Advanced Placement (AP) is among the most ubiquitous advanced coursework in high schools in the United States today. The coursework and its corresponding exam provides an opportunity for students to study advanced topics and earn college credit while still in high school. Past research has shown a strong association between AP course-taking and exam performance with college enrollment, performance, persistence, and completion. However, there are disparities in the types of students who move through the AP pipeline—from AP course access in their high schools all the way through AP exam performance.
In this report, Michael D. Bloem, Thomas Goldring, Monica Mogollon Plazas, and Jonathan Smith document the AP pipeline in a metro-Atlanta school district, with a focus on disparities by student sex, race and ethnicity, and family income.
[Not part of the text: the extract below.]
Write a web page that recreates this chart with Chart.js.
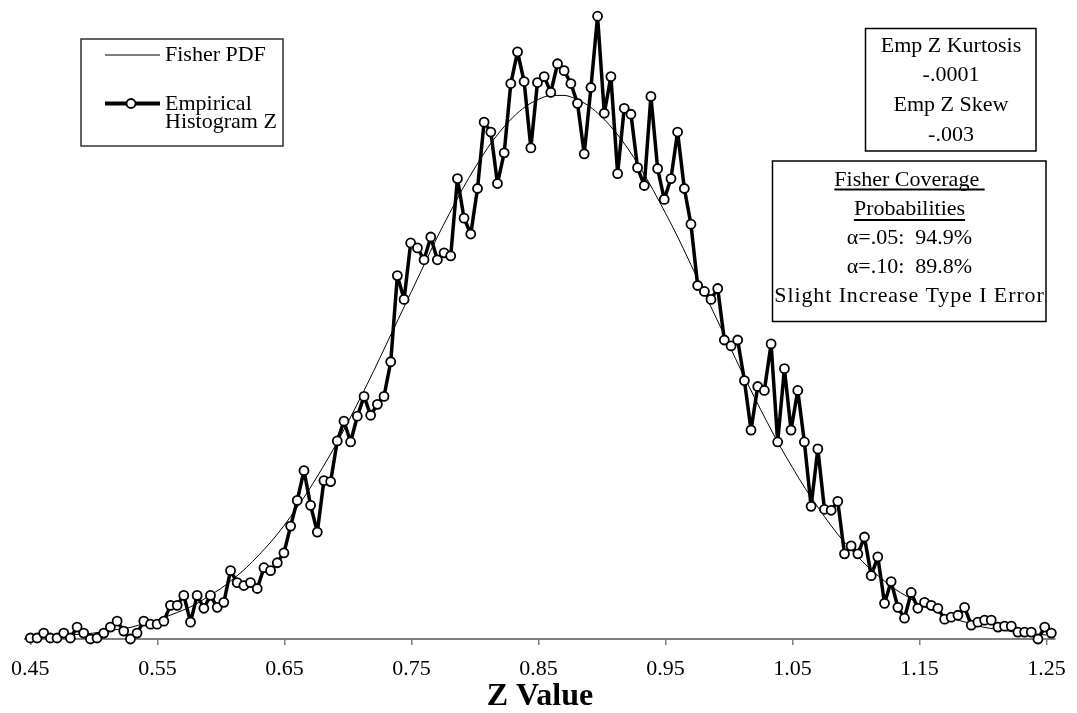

They explore what proportion of students in each demographic group have access to AP courses in their high school, take the AP courses, take the AP exams, and perform well enough on the exams to earn college credit.
The report shows the divergent rates of scoring a three or higher on different AP exams, especially by race and ethnicity, eligibility for free or reduced-price meals, and English Learner status. These disparities stem from all stages in the AP pipeline: differing course availability, course-taking rates, exam-taking rates, and exam performance. While some of the students who fall out of the pipeline are not predicted to perform well on the exams, a meaningful proportion of students have the potential to score a three or higher on some exams and earn college credit.